Hello again,
Mathematically a sine wave with no phase shift can be represented as:
V(t)=A*sin(w*t)
The rate of change of this is:
dv/dt=w*A*cos(w*t)
and one place where the rate of change is maximum is at t=0 so we end up with:
dv/dt=w*A
Since w=2*pi*f we have:
dv/dt=2*pi*f*A
and this means that the max dv/dt with an op amp is when:
2*pi*f*A=sr
where sr is the slew rate in volts per second.
Since the slew rate is usually given in volts per microsecond we can change this to:
2*pi*f*A=sr*1000000
and that is with sr in volts per microsecond.
Since the LM358 has a slew rate of about 0.5v/us we end up with:
2*pi*f*A=500000
and dividing by 2*pi we end up with:
f*A=79577
We can then easily calculate the maximum amplitude A knowing the maximum frequency f:
A=79577/f
Knowing the max frequency is 20000Hz we end up with:
A=79577/20000
which of course equals 3.98 volts, and since A is in peak volts that is 3.98 volts peak which is about 4 volts peak which is 8 volts peak to peak.
This of course assumes that you have a supply voltage that can actually allow that voltage output.
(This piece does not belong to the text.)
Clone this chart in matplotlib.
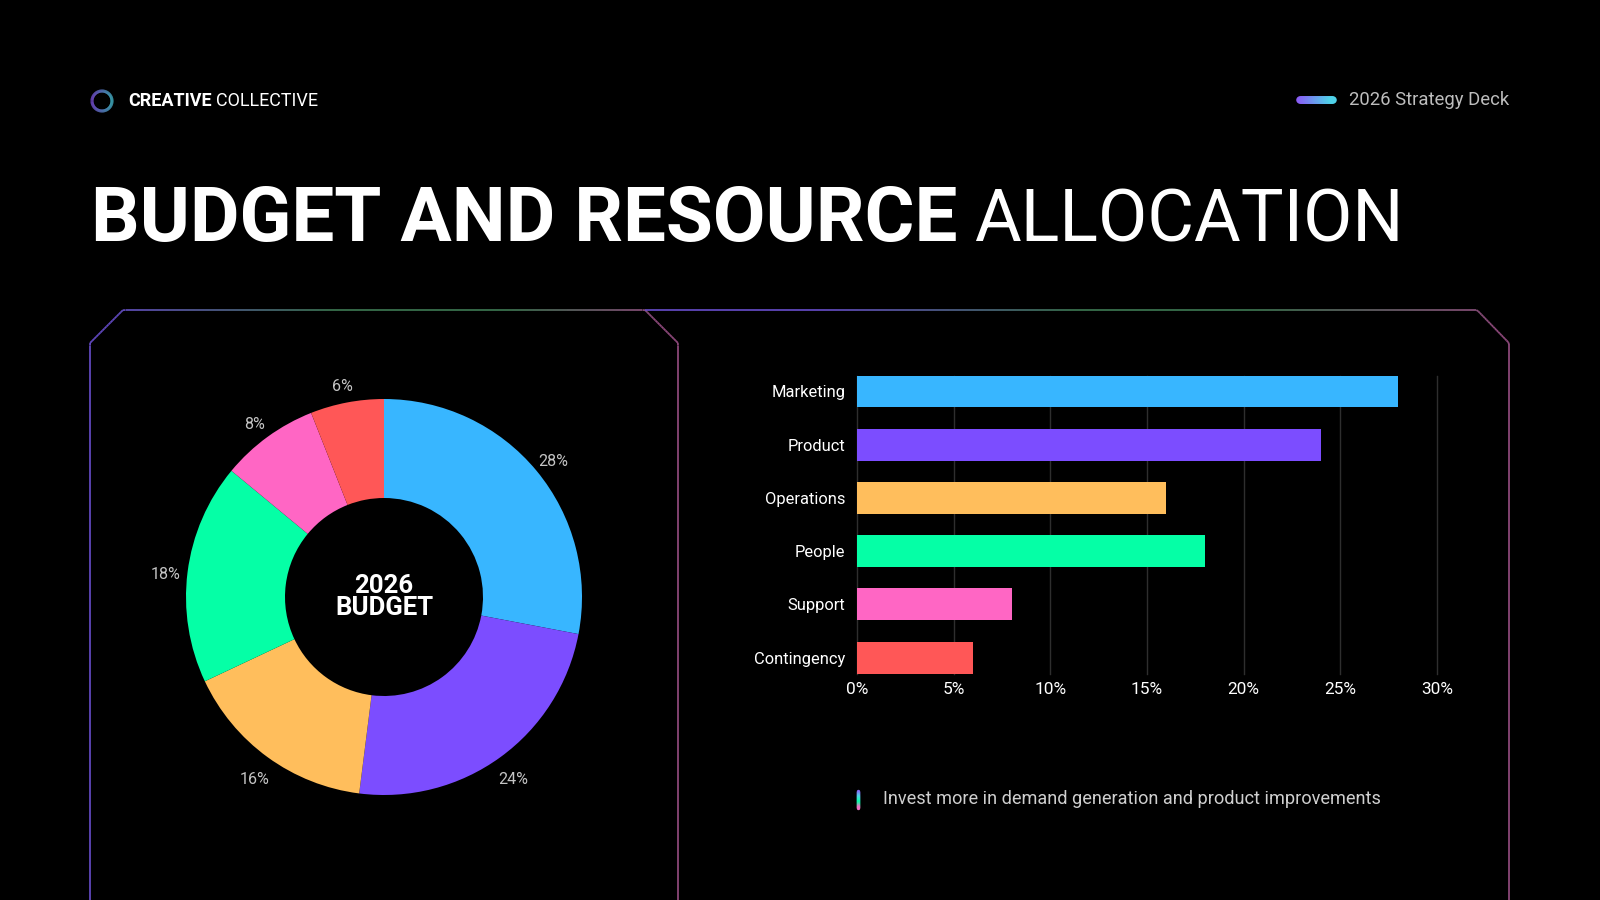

For the LM358 the output can swing close to the negative rail but the positive output can only get within about 1.5v of the positive rail. This means for a dual power supply circuit you would need a negative supply rail of a minimum of -4 volts and a positive rail of a minimum of +5.5 volts, or a single rail power supply of 9.5 volts in order to put out the maximum at 20kHz.
Now we can also calculate the minimum slew rate needed to attain a certain peak output voltage.
Starting again with:
2*pi*f*A=1000000.0*sr (and sr in units of volts per microsecond again)
and solving for sr we get:
sr=2*pi*f*A/1000000
if we wanted a peak output of 8 volts at 20000Hz then we end up with:
sr=2*pi*20000*8/1000000
which of course comes out to:
sr=1 volt per microsecond.
This follows from the fact that it is a simple linear expression, so if we got 4 volts peak from 0.5v/us then it follows that we should be able to get 8 volts peak from 1v/us.
In reality though we might want to go a little higher than that for practical purposes.1.5v/us or 2v/us should get us there.
It should also be pointed out that the maximum output is still limited by the power supply voltages. This means we need at the very least a plus and minus 8v power supply, or 16v single supply, but that only works with a true rail to rail output op amp. Since most op amps drop at least a little, like 0.1 volts with any current, we probably need at least plus and minus 8.5 volts as a min. For the LM358 though, the positive rail has to be at least 1.5 volts higher, so we would need a supply with about -8.5 volts and +9.5 volts to ensure proper operation.
Some op amps can not get very close to either rail, so the min supply voltages then have to be higher by an amount that includes that overhead voltage:
+Vs=A+VohP
-Vs=A-VohN
where +Vs is the required positive rail voltage, and -Vs is the required negative rail voltage, and VohP is the positive rail overhead voltage, and VohN is the negative rail overhead voltage. For the LM358 the negative rail overhead should be taken as about 0.1 volts, and for the positive overhead voltage should be 1.5 volts.